June 17, 2005

Rose Plants

There was one science concept I had put on hold until the spring/summer and that was plants. This summer we decided to tackle that subject just in an everyday sort of way. Originally we planned to plant a garden - well a wet and rainy spring and little time has thwarted that idea but we have found an alternate route to studying plants. We joined an arboretum and attend weekly - if not more. Some people look at me strange for thinking of bringing the kids there but they truly love it and will wake up and ask to go there. The flowers are beautiful, they have some hands on activities for the kids, and we can walk around outside, look at, smell and touch beautiful things. There are many interesting things to draw and to learn about and best of all their favorite question "What's that" can be immediately answered as most plants and flowers are labelled - bless them!

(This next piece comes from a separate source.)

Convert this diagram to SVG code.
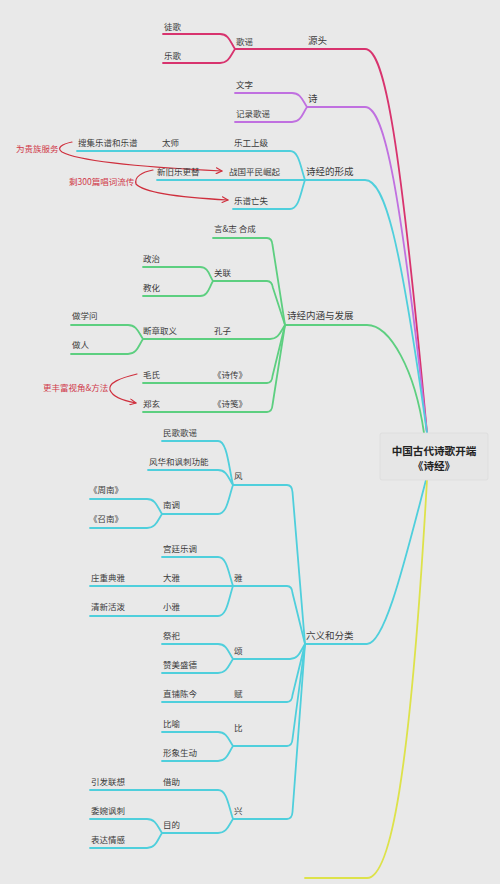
<svg xmlns="http://www.w3.org/2000/svg" width="500" height="884" viewBox="0 0 500 884">
<defs>
<style>
text{font-family:"Noto Sans CJK SC","Noto Sans",sans-serif;font-size:8.5px;fill:#3b3b3b}
.m{font-size:9.5px}
.r{fill:#d0394a}
.root{font-size:10.6px;font-weight:bold;fill:#222;text-anchor:middle}
path{fill:none;stroke-linecap:round;stroke-linejoin:round}
.pk{stroke:#d8336e;stroke-width:1.8}
.pu{stroke:#c070e0;stroke-width:1.8}
.cy{stroke:#4fcfdc;stroke-width:1.8}
.gr{stroke:#5dcf80;stroke-width:1.8}
.ye{stroke:#dde24a;stroke-width:1.8}
.ar{stroke:#cf2f3d;stroke-width:1.2;marker-end:url(#arr)}
</style>
<marker id="arr" viewBox="0 0 10 10" refX="9" refY="5" markerWidth="6" markerHeight="6" orient="auto">
<path d="M1,1 L9,5 L1,9" fill="none" stroke="#cf2f3d" stroke-width="1.6"/>
</marker>
</defs>
<rect width="500" height="884" fill="#e9e9e9"/>
<g id="connectors">
<path class="pk" d="M235,49 H365 C385,49 400,140 427,433"/>
<path class="pk" d="M163,34 H220 C229,34 230.5,42.25 235,49"/>
<path class="pk" d="M163,63 H220 C229,63 230.5,55.3 235,49"/>
<path class="pu" d="M307,107 H365 C385,107 400,190 427,433"/>
<path class="pu" d="M235,93 H292 C301,93 302.5,100.7 307,107"/>
<path class="pu" d="M235,122 H292 C301,122 302.5,113.75 307,107"/>
<path class="cy" d="M157,180 H365 C385,180 400,240 427,433"/>
<path class="cy" d="M77,151 H290 C299,151 300.5,167 305,180"/>
<path class="cy" d="M233,209 H290 C299,209 300.5,193 305,180"/>
<path class="gr" d="M285,325 H367 C390,325 415,370 424,433"/>
<path class="gr" d="M213,238 H267 Q272,238 272.5,245 L285,325"/>
<path class="gr" d="M213,281 H267 Q272,281 273,288 L285,325"/>
<path class="gr" d="M143,267 H200 C208,267 209,274.7 213,281"/>
<path class="gr" d="M143,296 H200 C208,296 209,287.75 213,281"/>
<path class="gr" d="M143,339 H270 C279,339 280.5,331.3 285,325"/>
<path class="gr" d="M71,325 H128 C137,325 138.5,332.7 143,339"/>
<path class="gr" d="M71,354 H128 C137,354 138.5,345.75 143,339"/>
<path class="gr" d="M143,383 H267 Q272,383 272.5,376 L285,325"/>
<path class="gr" d="M143,412 H267 Q272,412 272.5,405 L285,325"/>
<path class="cy" d="M305,644 H367 C385,644 405,560 426,480"/>
<path class="cy" d="M233,485 H287 Q292,485 292.5,492 L305,644"/>
<path class="cy" d="M162,441 H218 C227,441 228.5,465.2 233,485"/>
<path class="cy" d="M148,470 H218 C227,470 228.5,478.25 233,485"/>
<path class="cy" d="M162,514 H218 C227,514 228.5,498.05 233,485"/>
<path class="cy" d="M90,499 H147 C156,499 157.5,507.25 162,514"/>
<path class="cy" d="M90,528 H147 C156,528 157.5,520.3 162,514"/>
<path class="cy" d="M90,586 H287 Q292,586 292.5,593 L305,644"/>
<path class="cy" d="M162,557 H218 C227,557 228.5,572.95 233,586"/>
<path class="cy" d="M90,616 H218 C227,616 228.5,599.5 233,586"/>
<path class="cy" d="M233,659 H290 C299,659 300.5,650.75 305,644"/>
<path class="cy" d="M162,644 H218 C227,644 228.5,652.25 233,659"/>
<path class="cy" d="M162,673 H218 C227,673 228.5,665.3 233,659"/>
<path class="cy" d="M162,702 H287 Q292,702 292.5,695 L305,644"/>
<path class="cy" d="M233,746 H287 Q292,746 292.5,739 L305,644"/>
<path class="cy" d="M162,732 H218 C227,732 228.5,739.7 233,746"/>
<path class="cy" d="M162,761 H218 C227,761 228.5,752.75 233,746"/>
<path class="cy" d="M233,819 H287 Q292,819 292.5,812 L305,644"/>
<path class="cy" d="M90,790 H218 C227,790 228.5,805.95 233,819"/>
<path class="cy" d="M162,833 H218 C227,833 228.5,825.3 233,819"/>
<path class="cy" d="M90,819 H147 C156,819 157.5,826.7 162,833"/>
<path class="cy" d="M90,848 H147 C156,848 157.5,839.75 162,833"/>
<path class="ye" d="M305,878 H367 C390,878 410,780 427,480"/>
<path class="ar" d="M72,142 C62,144 56,148 62,152 C80,162 160,168 222,171"/>
<path class="ar" d="M153,170 C142,172 134,177 136,184 C145,194 190,198 228,200"/>
<path class="ar" d="M137,374 C120,378 108,383 110,390 C113,398 125,401 136,403"/>
</g>
<g id="root">
<rect x="380" y="433" width="108" height="47" rx="2" fill="#e6e6e6" stroke="#dcdcdc" stroke-width="0.8"/>
<text class="root" x="434" y="455">中国古代诗歌开端</text>
<text class="root" x="434" y="470">《诗经》</text>
</g>
<g id="n-yuantou"><text class="m" x="308" y="44">源头</text></g>
<g id="n-geyao"><text x="236" y="45">歌谣</text></g>
<g id="n-tuge"><text x="164" y="30">徒歌</text></g>
<g id="n-yuege"><text x="164" y="59">乐歌</text></g>
<g id="n-shi"><text class="m" x="308" y="102">诗</text></g>
<g id="n-wenzi"><text x="236" y="88">文字</text></g>
<g id="n-jilu"><text x="236" y="117">记录歌谣</text></g>
<g id="n-xingcheng"><text class="m" x="306" y="175">诗经的形成</text></g>
<g id="n-yuegong"><text x="234" y="146">乐工上级</text></g>
<g id="n-taishi"><text x="162" y="146">太师</text></g>
<g id="n-souji"><text x="78" y="146">搜集乐谱和乐谱</text></g>
<g id="n-zhanguo"><text x="229" y="175">战国平民崛起</text></g>
<g id="n-xinjiu"><text x="157" y="175">新旧乐更替</text></g>
<g id="n-yuepu"><text x="234" y="204">乐谱亡失</text></g>
<g id="n-guizu"><text class="r" x="16" y="152">为贵族服务</text></g>
<g id="n-sheng300"><text class="r" x="69" y="185">剩300篇唱词流传</text></g>
<g id="n-neihan"><text class="m" x="287" y="319">诗经内涵与发展</text></g>
<g id="n-yanzhi"><text x="214" y="232">言&amp;志 合成</text></g>
<g id="n-guanlian"><text x="214" y="276">关联</text></g>
<g id="n-zhengzhi"><text x="143" y="262">政治</text></g>
<g id="n-jiaohua"><text x="143" y="291">教化</text></g>
<g id="n-kongzi"><text x="214" y="334">孔子</text></g>
<g id="n-duanzhang"><text x="143" y="334">断章取义</text></g>
<g id="n-zuoxuewen"><text x="72" y="319">做学问</text></g>
<g id="n-zuoren"><text x="72" y="348">做人</text></g>
<g id="n-shizhuan"><text x="213" y="378">《诗传》</text></g>
<g id="n-maoshi"><text x="143" y="378">毛氏</text></g>
<g id="n-shijian"><text x="213" y="407">《诗笺》</text></g>
<g id="n-zhengxuan"><text x="143" y="407">郑玄</text></g>
<g id="n-fengfu"><text class="r" x="43" y="391">更丰富视角&amp;方法</text></g>
<g id="n-liuyi"><text class="m" x="306" y="639">六义和分类</text></g>
<g id="n-feng"><text x="234" y="479">风</text></g>
<g id="n-minge"><text x="163" y="436">民歌歌谣</text></g>
<g id="n-fenghua"><text x="149" y="465">风华和讽刺功能</text></g>
<g id="n-nandiao"><text x="163" y="508">南调</text></g>
<g id="n-zhounan"><text x="89" y="493">《周南》</text></g>
<g id="n-shaonan"><text x="89" y="522">《召南》</text></g>
<g id="n-ya"><text x="234" y="581">雅</text></g>
<g id="n-gongting"><text x="163" y="552">宫廷乐调</text></g>
<g id="n-daya"><text x="163" y="581">大雅</text></g>
<g id="n-zhuangzhong"><text x="91" y="581">庄重典雅</text></g>
<g id="n-xiaoya"><text x="163" y="610">小雅</text></g>
<g id="n-qingxin"><text x="91" y="610">清新活泼</text></g>
<g id="n-song"><text x="234" y="654">颂</text></g>
<g id="n-jisi"><text x="163" y="639">祭祀</text></g>
<g id="n-zanmei"><text x="163" y="668">赞美盛德</text></g>
<g id="n-fu"><text x="234" y="697">赋</text></g>
<g id="n-zhipu"><text x="163" y="697">直铺陈今</text></g>
<g id="n-bi"><text x="234" y="731">比</text></g>
<g id="n-biyu"><text x="163" y="727">比喻</text></g>
<g id="n-xingxiang"><text x="163" y="756">形象生动</text></g>
<g id="n-xing"><text x="234" y="814">兴</text></g>
<g id="n-jiezhu"><text x="163" y="785">借助</text></g>
<g id="n-yinfa"><text x="91" y="785">引发联想</text></g>
<g id="n-mudi"><text x="163" y="828">目的</text></g>
<g id="n-weiwan"><text x="91" y="814">委婉讽刺</text></g>
<g id="n-biaoda"><text x="91" y="843">表达情感</text></g>
</svg>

We had a class with our homeschool group there and we just explore and talk ourselves during our visits. To make it a bit more fun and educational when we were walking through the rose garden one day I asked the kids to each pick a particular rose plant or bush and claim it as their own. I encouraged them to pick one that was not yet blooming (very difficult to convince Rhiannon of this) so we could observe and watch it through the year. They each picked one and we took pictures and made observations about the plant in the stage it was in. Observing the different leaves and buds and development of the flowers. Each week we check in with the same plant, take new pictures and make new observations. When they see the roses at their peak I think they will be most excited - yet when they look back and discover they watched the plant through its development I think that will be exciting too. Then each can develop a little book or something for their particular plant for keepsake. It is fun, easy, very educational and they enjoy it. I think it has also helped give them some sense of ownership and desire to return to the arboretum regularly. You could do this anywhere with any plant that has not bloomed yet.